The S&P/NZX50 index finished at 12,564.21, down 75.85 points, or 0.6 per cent, on volume of 55.64 million shares, worth $201.98 million.
There were 96 falls and 51 rises.
Most of the big name stocks were weaker as concerns about US inflation took hold after US year treasury yields gained for the third day in a row. Local 10-year bond yields were at 1.81 per cent, the upper end of their recent 1.6 to 1.9 per cent band.
"It's a headwind for some of our utilities that are priced to bond yields," Shane Solly, portfolio manager at Harbour Asset Management said.
"Investors globally are pensive," he said.
"We are at this point where we have seen a recovery in activity, particularly in the US," Solly said.
"There is a game of chicken going on between the capital markets and the central banks.
"Capital markets are working on the basis that activity is better than central banks thought it would be and therefore bond yields need to be higher," he said.

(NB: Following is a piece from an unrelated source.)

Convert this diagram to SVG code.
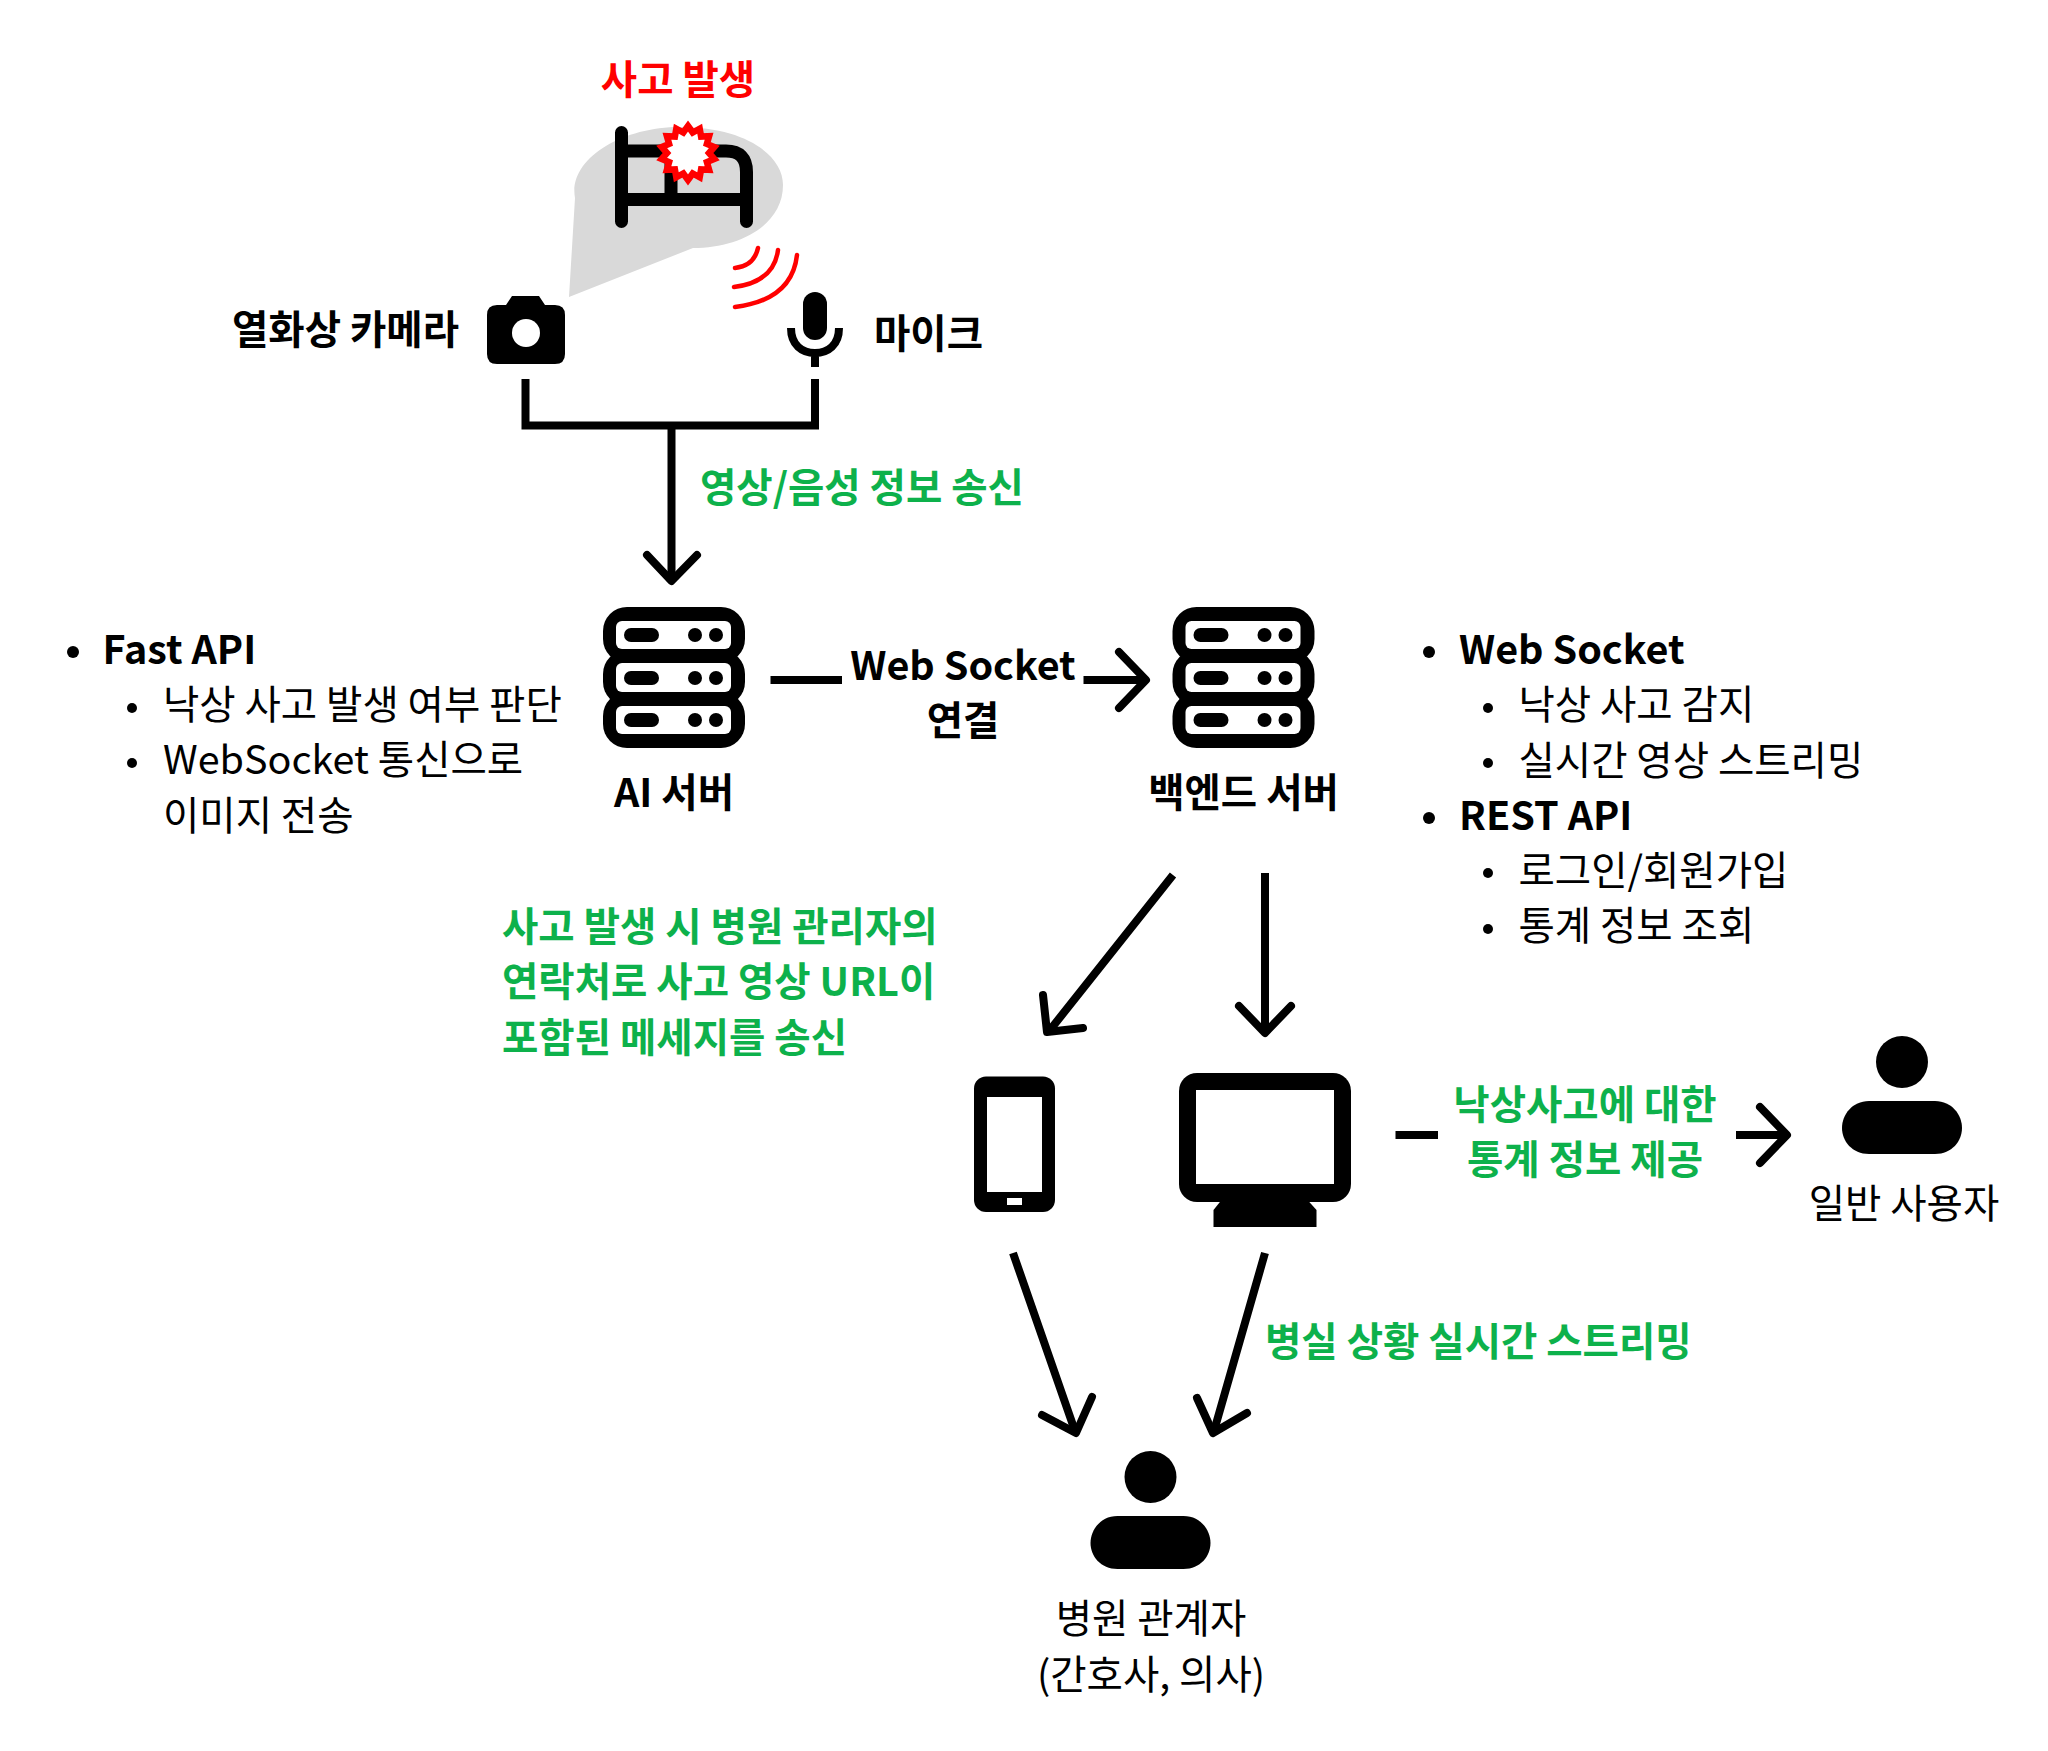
<svg xmlns="http://www.w3.org/2000/svg" xmlns:xlink="http://www.w3.org/1999/xlink" width="2048" height="1751" viewBox="0 0 2048 1751">
<style>
text{font-family:"Noto Sans CJK KR","Noto Sans",sans-serif;font-size:39.500px;fill:#000}
.b{font-weight:700}
.g{fill:#0db14b;font-weight:700}
.r{fill:#f00;font-weight:700}
.m{text-anchor:middle}
.ln{fill:none;stroke:#000;stroke-width:8}
.hd{fill:none;stroke:#000;stroke-width:8;stroke-linecap:round;stroke-linejoin:round}
</style>
<defs>
<g id="server">
<rect x="0" y="0" width="142" height="56" rx="24"/><rect x="0" y="43" width="142" height="56" rx="24"/><rect x="0" y="85" width="142" height="56" rx="24"/>
<g fill="#fff"><rect x="13" y="14" width="115" height="28" rx="6"/><rect x="13" y="56" width="115" height="29" rx="6"/><rect x="13" y="99" width="115" height="28" rx="6"/></g>
<rect x="21" y="21" width="35" height="14" rx="7"/><rect x="21" y="64" width="35" height="14" rx="7"/><rect x="21" y="106" width="35" height="14" rx="7"/>
<circle cx="92" cy="28" r="7"/><circle cx="113" cy="28" r="7"/><circle cx="92" cy="71" r="7"/><circle cx="113" cy="71" r="7"/><circle cx="92" cy="113" r="7"/><circle cx="113" cy="113" r="7"/>
</g>
<g id="person">
<circle cx="0" cy="0" r="26"/>
<path d="M-33 39H33C50 39 60 53 60 66C60 79 50 92 33 92H-33C-50 92 -60 79 -60 66C-60 53 -50 39 -33 39Z"/>
</g>
</defs>

<g id="bed-scene">
<path fill="#d9d9d9" d="M569 297L575 198C568 160 620 127 680 127C745 127 783 155 783 185C783 225 740 248 693 248Z"/>
<path fill="none" stroke="#000" stroke-width="13" stroke-linecap="round" d="M621.500 132.500V221.500M621.500 151H726Q746.500 151 746.500 172V221.500M621.500 199.500H746.500M671 151V199"/>
<polygon transform="translate(688 153)" fill="#fff" stroke="#f00" stroke-width="6.500" points="0,-27 4.700,-20.500 11.700,-24.300 13.100,-16.400 21.100,-16.800 18.900,-9.100 26.300,-6 21,0 26.300,6 18.900,9.100 21.100,16.800 13.100,16.400 11.700,24.300 4.700,20.500 0,27 -4.700,20.500 -11.700,24.300 -13.100,16.400 -21.100,16.800 -18.900,9.100 -26.300,6 -21,0 -26.300,-6 -18.900,-9.100 -21.100,-16.800 -13.100,-16.400 -11.700,-24.300 -4.700,-20.500"/>
<path fill="none" stroke="#f00" stroke-width="4.500" stroke-linecap="round" d="M735 268Q754 266 758 248M734 287Q774 282 778 250M735 307Q792 300 797 255"/>
<text id="t-accident" x="678" y="94" class="r m">사고 발생</text>
</g>

<g id="camera">
<path d="M487 315Q487 305 497 305H506L512 296H539L545 305H555Q565 305 565 315V354Q565 364 555 364H497Q487 364 487 354Z"/>
<circle cx="526" cy="333" r="14" fill="#fff"/>
<text x="232" y="344" class="b">열화상 카메라</text>
</g>

<g id="mic">
<rect x="803" y="292" width="24" height="48" rx="12"/>
<path class="ln" d="M791 328C791 345 802 353 815 353C828 353 839 345 839 328M815 353V367"/>
<text x="874" y="348" class="b">마이크</text>
</g>

<g id="ai-server">
<use xlink:href="#server" href="#server" x="603" y="607"/>
<text x="674" y="806.500" class="b m">AI 서버</text>
</g>
<g id="ai-notes">
<circle cx="73" cy="652" r="6"/><text x="102.500" y="664" class="b">Fast API</text>
<circle cx="132" cy="708" r="5"/><text x="163" y="718.500">낙상 사고 발생 여부 판단</text>
<circle cx="132" cy="763" r="5"/><text x="163" y="774">WebSocket 통신으로</text>
<text x="163" y="829.500">이미지 전송</text>
</g>

<g id="backend-server">
<use xlink:href="#server" href="#server" x="1172.500" y="607"/>
<text x="1243.500" y="806.500" class="b m">백엔드 서버</text>
</g>
<g id="backend-notes">
<circle cx="1429" cy="652" r="6"/><text x="1459" y="664" class="b">Web Socket</text>
<circle cx="1488" cy="708" r="5"/><text x="1518.500" y="718.500">낙상 사고 감지</text>
<circle cx="1488" cy="763" r="5"/><text x="1518.500" y="774.500">실시간 영상 스트리밍</text>
<circle cx="1429" cy="818" r="6"/><text x="1459" y="829.500" class="b">REST API</text>
<circle cx="1488" cy="873" r="5"/><text x="1518.500" y="885">로그인/회원가입</text>
<circle cx="1488" cy="929" r="5"/><text x="1518.500" y="940">통계 정보 조회</text>
</g>

<g id="phone">
<rect x="974" y="1076.500" width="81" height="135.500" rx="12"/>
<rect x="987" y="1097" width="55" height="95" fill="#fff"/>
<rect x="1007" y="1198" width="15" height="7" fill="#fff"/>
</g>

<g id="monitor">
<path d="M1221.500 1200L1213.500 1210V1227H1316.500V1210L1307.500 1200Z"/>
<rect x="1179" y="1073" width="172" height="129" rx="18"/>
<rect x="1196" y="1090" width="138" height="94" fill="#fff"/>
</g>

<g id="general-user">
<use xlink:href="#person" href="#person" x="1902" y="1062"/>
<text x="1904" y="1217.500" class="m">일반 사용자</text>
</g>
<g id="hospital-staff">
<use xlink:href="#person" href="#person" x="1150.500" y="1477"/>
<text x="1151" y="1633" class="m">병원 관계자</text>
<text x="1151" y="1688.500" class="m">(간호사, 의사)</text>
</g>

<g id="connectors">
<path class="ln" d="M525.500 379V425.500H815V379M671.500 425.500V580"/>
<path class="hd" d="M647 555L671.500 581L697 555"/>
<path class="ln" d="M770.500 680H842M1083.500 680H1144"/>
<path class="hd" d="M1119 652L1146 680L1119 708"/>
<path class="ln" d="M1173 875L1050 1030M1265 873V1031"/>
<path class="hd" d="M1043 995L1047 1032L1083 1028M1239 1006L1265 1033L1291 1006"/>
<path class="ln" d="M1395.500 1135H1438M1736 1135H1785"/>
<path class="hd" d="M1760 1107L1787 1135L1760 1163"/>
<path class="ln" d="M1013 1253L1075 1431M1265 1253L1214 1431"/>
<path class="hd" d="M1042 1415L1076 1433L1092 1397M1197 1398L1213 1433L1247 1413"/>
</g>

<g id="labels">
<text x="700" y="502" class="g">영상/음성 정보 송신</text>
<text x="963" y="680" class="b m">Web Socket</text>
<text x="963" y="735" class="b m">연결</text>
<text x="502" y="940.500" class="g">사고 발생 시 병원 관리자의</text>
<text x="502" y="996" class="g">연락처로 사고 영상 URL이</text>
<text x="502" y="1051.500" class="g">포함된 메세지를 송신</text>
<text x="1585" y="1119" class="g m">낙상사고에 대한</text>
<text x="1585" y="1173.500" class="g m">통계 정보 제공</text>
<text x="1265" y="1356" class="g">병실 상황 실시간 스트리밍</text>
</g>
</svg>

"US longer-term bond yields have crept up again and that has made people step back.
"In our market, Fisher and Paykel, Fletcher Building , EBOS - the more liquid stocks - were sold off."
Many of New Zealand's stocks are interest-rate sensitive - the utilities and some of the growth stocks.
On that score Contact Energy fell four cents or 0.5 per cent to $7.61, Chorus dropped 16c or 2.4 per cent, to $6.35 and EBOS fell 84c, 2.7 per cent, to $30.16.
Construction firm Fletcher Building fell 15c or 2 per cent to $7.25 while market leader Fisher and Paykel Healthcare lost 50c or 1.5 per cent to finish at $33.30. Port of Tauranga closed 13c or 1.7 per cent down at $7.40.
Running against the trend was retirement village company Ryman, which closed 50c or 3.4 per cent up at $14.95.
Solly said Ryman firmed on optimism that the company, which has assets in Australia, may benefit from the increase in aged-care funding outlined in this week's Aussie budget.
Former high flier A2 Milk ended at $6.20 up 1c after remaining in the influential MSCI index.
The alternative milk company's shares have languished in recent months after peaking at $21.50 last August as its profitability became increasingly challenged, giving rise to speculation that it may be removed from the index.
Monday's earnings downgrade, which brokers estimate will take a2 Milk's net profit for the June year down to about $97m from last year's profit of $385.8m, overshadowed any concerns about possible changes to the MSCI index.
The Fonterra Shareholders Fund units and the farmer-only shares went their separate ways.
The units closed 13c or 3.43 per cent higher at $4.11 while the farmer-only shares finished steady at $4.04 after dipping to $3.80.
Solly said the two had different investor bases and there was a relative lack of liquidity in the units.
Fonterra last week outlined proposals on its capital structure. Among them is closing the fund or capping it.
Pushpay ended 3c stronger at $1.64 after reporting a $31.2m net profit - up 95 per cent on the previous year's.
Shares in Napier Port dropped by 12c or 3.4 per cent to $3.40 after the stock dropped out of the MSCI small-cap index.